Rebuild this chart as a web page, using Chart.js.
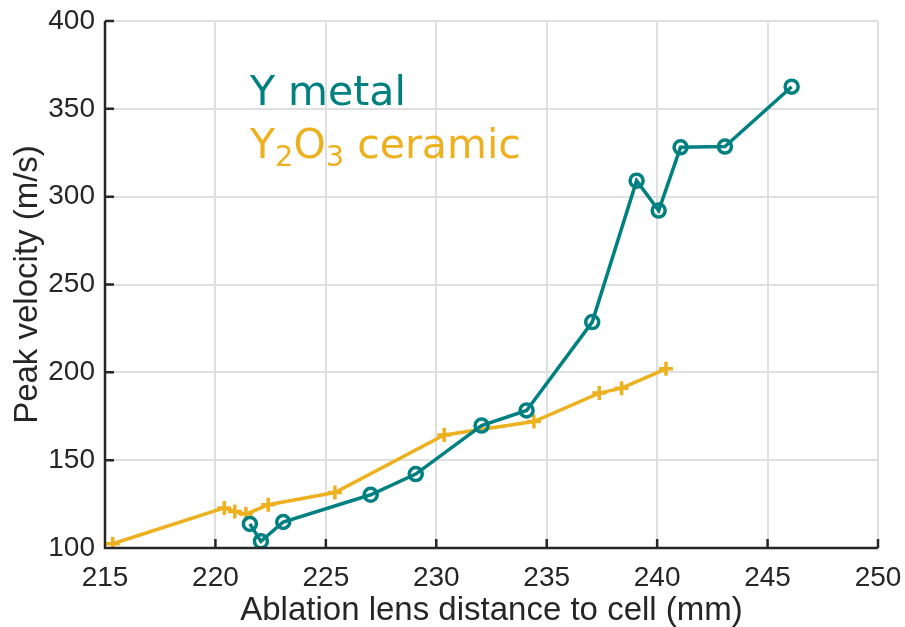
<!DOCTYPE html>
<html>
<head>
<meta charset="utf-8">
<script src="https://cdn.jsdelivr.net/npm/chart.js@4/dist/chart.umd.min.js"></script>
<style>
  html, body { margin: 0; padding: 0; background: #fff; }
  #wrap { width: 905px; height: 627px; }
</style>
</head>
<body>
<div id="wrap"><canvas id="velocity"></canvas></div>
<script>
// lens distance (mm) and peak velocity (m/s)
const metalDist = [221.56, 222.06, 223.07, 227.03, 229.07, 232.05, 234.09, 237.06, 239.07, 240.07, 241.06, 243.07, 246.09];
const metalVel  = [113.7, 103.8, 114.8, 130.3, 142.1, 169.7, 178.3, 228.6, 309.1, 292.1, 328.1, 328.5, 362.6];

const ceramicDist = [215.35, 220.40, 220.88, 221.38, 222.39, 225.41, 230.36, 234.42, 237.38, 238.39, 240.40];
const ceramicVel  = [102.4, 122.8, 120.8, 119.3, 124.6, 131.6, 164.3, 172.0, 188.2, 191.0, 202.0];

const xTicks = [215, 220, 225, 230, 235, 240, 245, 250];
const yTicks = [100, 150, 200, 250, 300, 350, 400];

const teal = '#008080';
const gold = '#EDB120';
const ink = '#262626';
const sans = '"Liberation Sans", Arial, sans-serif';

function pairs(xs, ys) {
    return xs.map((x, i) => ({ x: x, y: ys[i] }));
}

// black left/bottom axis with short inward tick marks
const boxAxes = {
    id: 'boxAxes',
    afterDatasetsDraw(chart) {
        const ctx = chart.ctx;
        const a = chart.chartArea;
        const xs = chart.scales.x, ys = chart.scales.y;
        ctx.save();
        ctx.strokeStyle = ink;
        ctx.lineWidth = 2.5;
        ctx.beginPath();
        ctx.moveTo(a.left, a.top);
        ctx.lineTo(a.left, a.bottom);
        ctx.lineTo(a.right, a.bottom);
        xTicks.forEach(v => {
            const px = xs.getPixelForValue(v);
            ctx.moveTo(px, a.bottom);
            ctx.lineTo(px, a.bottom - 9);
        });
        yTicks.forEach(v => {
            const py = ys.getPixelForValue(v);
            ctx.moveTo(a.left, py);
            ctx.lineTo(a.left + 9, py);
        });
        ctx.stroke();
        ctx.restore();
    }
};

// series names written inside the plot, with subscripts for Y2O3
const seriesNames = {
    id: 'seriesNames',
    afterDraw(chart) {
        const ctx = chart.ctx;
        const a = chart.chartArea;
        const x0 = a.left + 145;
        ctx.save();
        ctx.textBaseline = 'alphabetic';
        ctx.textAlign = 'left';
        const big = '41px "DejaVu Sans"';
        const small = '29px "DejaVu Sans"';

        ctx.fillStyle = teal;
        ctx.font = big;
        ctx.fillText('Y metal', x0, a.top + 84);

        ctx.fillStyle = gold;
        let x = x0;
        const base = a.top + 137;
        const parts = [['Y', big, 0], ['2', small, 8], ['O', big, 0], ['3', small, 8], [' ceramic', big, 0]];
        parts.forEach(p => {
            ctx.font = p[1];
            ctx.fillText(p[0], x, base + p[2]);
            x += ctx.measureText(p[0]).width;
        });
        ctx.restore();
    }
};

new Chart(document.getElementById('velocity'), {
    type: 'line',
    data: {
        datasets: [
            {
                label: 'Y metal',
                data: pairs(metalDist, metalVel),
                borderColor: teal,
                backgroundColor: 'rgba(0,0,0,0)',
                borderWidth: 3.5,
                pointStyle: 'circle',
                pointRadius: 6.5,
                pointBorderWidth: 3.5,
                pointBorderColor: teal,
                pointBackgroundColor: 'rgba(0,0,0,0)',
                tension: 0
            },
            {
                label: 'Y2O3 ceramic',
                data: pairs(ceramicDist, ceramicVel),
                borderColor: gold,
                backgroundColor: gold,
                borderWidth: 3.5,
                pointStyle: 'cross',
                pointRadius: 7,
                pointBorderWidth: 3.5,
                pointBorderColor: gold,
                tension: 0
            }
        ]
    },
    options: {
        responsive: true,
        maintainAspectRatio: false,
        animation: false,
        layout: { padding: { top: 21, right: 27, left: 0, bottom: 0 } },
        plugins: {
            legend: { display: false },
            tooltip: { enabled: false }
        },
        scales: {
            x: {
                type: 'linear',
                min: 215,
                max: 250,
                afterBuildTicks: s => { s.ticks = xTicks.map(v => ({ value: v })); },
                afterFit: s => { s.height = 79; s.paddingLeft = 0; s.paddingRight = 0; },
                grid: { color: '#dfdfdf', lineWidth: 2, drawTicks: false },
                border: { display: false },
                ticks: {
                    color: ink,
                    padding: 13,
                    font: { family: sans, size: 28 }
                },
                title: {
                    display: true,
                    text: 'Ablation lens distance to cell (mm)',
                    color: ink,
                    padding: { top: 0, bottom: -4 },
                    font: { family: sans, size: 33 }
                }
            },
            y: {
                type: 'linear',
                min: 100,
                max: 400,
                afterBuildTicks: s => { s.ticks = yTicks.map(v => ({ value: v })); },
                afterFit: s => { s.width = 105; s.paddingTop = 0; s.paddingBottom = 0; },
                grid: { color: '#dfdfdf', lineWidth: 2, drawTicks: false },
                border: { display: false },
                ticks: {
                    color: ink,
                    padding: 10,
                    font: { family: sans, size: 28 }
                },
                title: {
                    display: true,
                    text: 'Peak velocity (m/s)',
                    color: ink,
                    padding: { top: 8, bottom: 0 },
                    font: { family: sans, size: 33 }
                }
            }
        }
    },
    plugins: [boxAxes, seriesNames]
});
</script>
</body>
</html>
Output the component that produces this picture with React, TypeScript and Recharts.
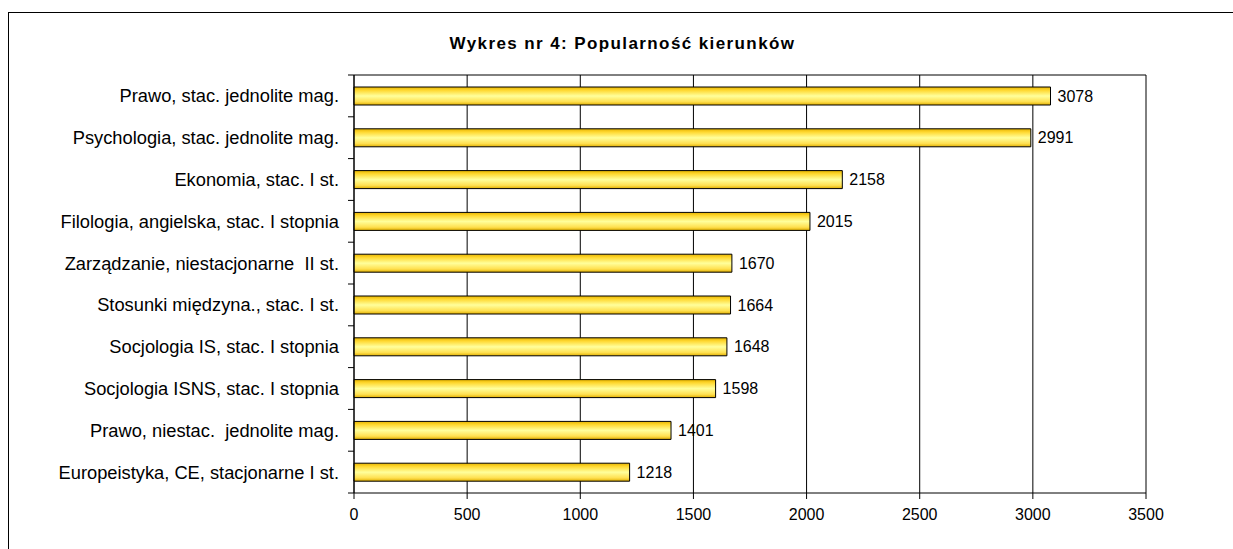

--------

- _EXERCISE INSTRUCTIONS_:
Every record above should be written out again exactly; the pictures stay out of the copy.

- _FULL ANSWER_:
Rebuild this chart as a web page, using Chart.js.
<!DOCTYPE html>
<html>
<head>
<meta charset="utf-8">
<script src="https://cdn.jsdelivr.net/npm/chart.js@4/dist/chart.umd.min.js"></script>
<style>
  html, body { margin: 0; padding: 0; background: #fff; }
  #wrap { width: 905px; height: 627px; }
</style>
</head>
<body>
<div id="wrap"><canvas id="velocity"></canvas></div>
<script>
// lens distance (mm) and peak velocity (m/s)
const metalDist = [221.56, 222.06, 223.07, 227.03, 229.07, 232.05, 234.09, 237.06, 239.07, 240.07, 241.06, 243.07, 246.09];
const metalVel  = [113.7, 103.8, 114.8, 130.3, 142.1, 169.7, 178.3, 228.6, 309.1, 292.1, 328.1, 328.5, 362.6];

const ceramicDist = [215.35, 220.40, 220.88, 221.38, 222.39, 225.41, 230.36, 234.42, 237.38, 238.39, 240.40];
const ceramicVel  = [102.4, 122.8, 120.8, 119.3, 124.6, 131.6, 164.3, 172.0, 188.2, 191.0, 202.0];

const xTicks = [215, 220, 225, 230, 235, 240, 245, 250];
const yTicks = [100, 150, 200, 250, 300, 350, 400];

const teal = '#008080';
const gold = '#EDB120';
const ink = '#262626';
const sans = '"Liberation Sans", Arial, sans-serif';

function pairs(xs, ys) {
    return xs.map((x, i) => ({ x: x, y: ys[i] }));
}

// black left/bottom axis with short inward tick marks
const boxAxes = {
    id: 'boxAxes',
    afterDatasetsDraw(chart) {
        const ctx = chart.ctx;
        const a = chart.chartArea;
        const xs = chart.scales.x, ys = chart.scales.y;
        ctx.save();
        ctx.strokeStyle = ink;
        ctx.lineWidth = 2.5;
        ctx.beginPath();
        ctx.moveTo(a.left, a.top);
        ctx.lineTo(a.left, a.bottom);
        ctx.lineTo(a.right, a.bottom);
        xTicks.forEach(v => {
            const px = xs.getPixelForValue(v);
            ctx.moveTo(px, a.bottom);
            ctx.lineTo(px, a.bottom - 9);
        });
        yTicks.forEach(v => {
            const py = ys.getPixelForValue(v);
            ctx.moveTo(a.left, py);
            ctx.lineTo(a.left + 9, py);
        });
        ctx.stroke();
        ctx.restore();
    }
};

// series names written inside the plot, with subscripts for Y2O3
const seriesNames = {
    id: 'seriesNames',
    afterDraw(chart) {
        const ctx = chart.ctx;
        const a = chart.chartArea;
        const x0 = a.left + 145;
        ctx.save();
        ctx.textBaseline = 'alphabetic';
        ctx.textAlign = 'left';
        const big = '41px "DejaVu Sans"';
        const small = '29px "DejaVu Sans"';

        ctx.fillStyle = teal;
        ctx.font = big;
        ctx.fillText('Y metal', x0, a.top + 84);

        ctx.fillStyle = gold;
        let x = x0;
        const base = a.top + 137;
        const parts = [['Y', big, 0], ['2', small, 8], ['O', big, 0], ['3', small, 8], [' ceramic', big, 0]];
        parts.forEach(p => {
            ctx.font = p[1];
            ctx.fillText(p[0], x, base + p[2]);
            x += ctx.measureText(p[0]).width;
        });
        ctx.restore();
    }
};

new Chart(document.getElementById('velocity'), {
    type: 'line',
    data: {
        datasets: [
            {
                label: 'Y metal',
                data: pairs(metalDist, metalVel),
                borderColor: teal,
                backgroundColor: 'rgba(0,0,0,0)',
                borderWidth: 3.5,
                pointStyle: 'circle',
                pointRadius: 6.5,
                pointBorderWidth: 3.5,
                pointBorderColor: teal,
                pointBackgroundColor: 'rgba(0,0,0,0)',
                tension: 0
            },
            {
                label: 'Y2O3 ceramic',
                data: pairs(ceramicDist, ceramicVel),
                borderColor: gold,
                backgroundColor: gold,
                borderWidth: 3.5,
                pointStyle: 'cross',
                pointRadius: 7,
                pointBorderWidth: 3.5,
                pointBorderColor: gold,
                tension: 0
            }
        ]
    },
    options: {
        responsive: true,
        maintainAspectRatio: false,
        animation: false,
        layout: { padding: { top: 21, right: 27, left: 0, bottom: 0 } },
        plugins: {
            legend: { display: false },
            tooltip: { enabled: false }
        },
        scales: {
            x: {
                type: 'linear',
                min: 215,
                max: 250,
                afterBuildTicks: s => { s.ticks = xTicks.map(v => ({ value: v })); },
                afterFit: s => { s.height = 79; s.paddingLeft = 0; s.paddingRight = 0; },
                grid: { color: '#dfdfdf', lineWidth: 2, drawTicks: false },
                border: { display: false },
                ticks: {
                    color: ink,
                    padding: 13,
                    font: { family: sans, size: 28 }
                },
                title: {
                    display: true,
                    text: 'Ablation lens distance to cell (mm)',
                    color: ink,
                    padding: { top: 0, bottom: -4 },
                    font: { family: sans, size: 33 }
                }
            },
            y: {
                type: 'linear',
                min: 100,
                max: 400,
                afterBuildTicks: s => { s.ticks = yTicks.map(v => ({ value: v })); },
                afterFit: s => { s.width = 105; s.paddingTop = 0; s.paddingBottom = 0; },
                grid: { color: '#dfdfdf', lineWidth: 2, drawTicks: false },
                border: { display: false },
                ticks: {
                    color: ink,
                    padding: 10,
                    font: { family: sans, size: 28 }
                },
                title: {
                    display: true,
                    text: 'Peak velocity (m/s)',
                    color: ink,
                    padding: { top: 8, bottom: 0 },
                    font: { family: sans, size: 33 }
                }
            }
        }
    },
    plugins: [boxAxes, seriesNames]
});
</script>
</body>
</html>
Output the component that produces this picture with React, TypeScript and Recharts.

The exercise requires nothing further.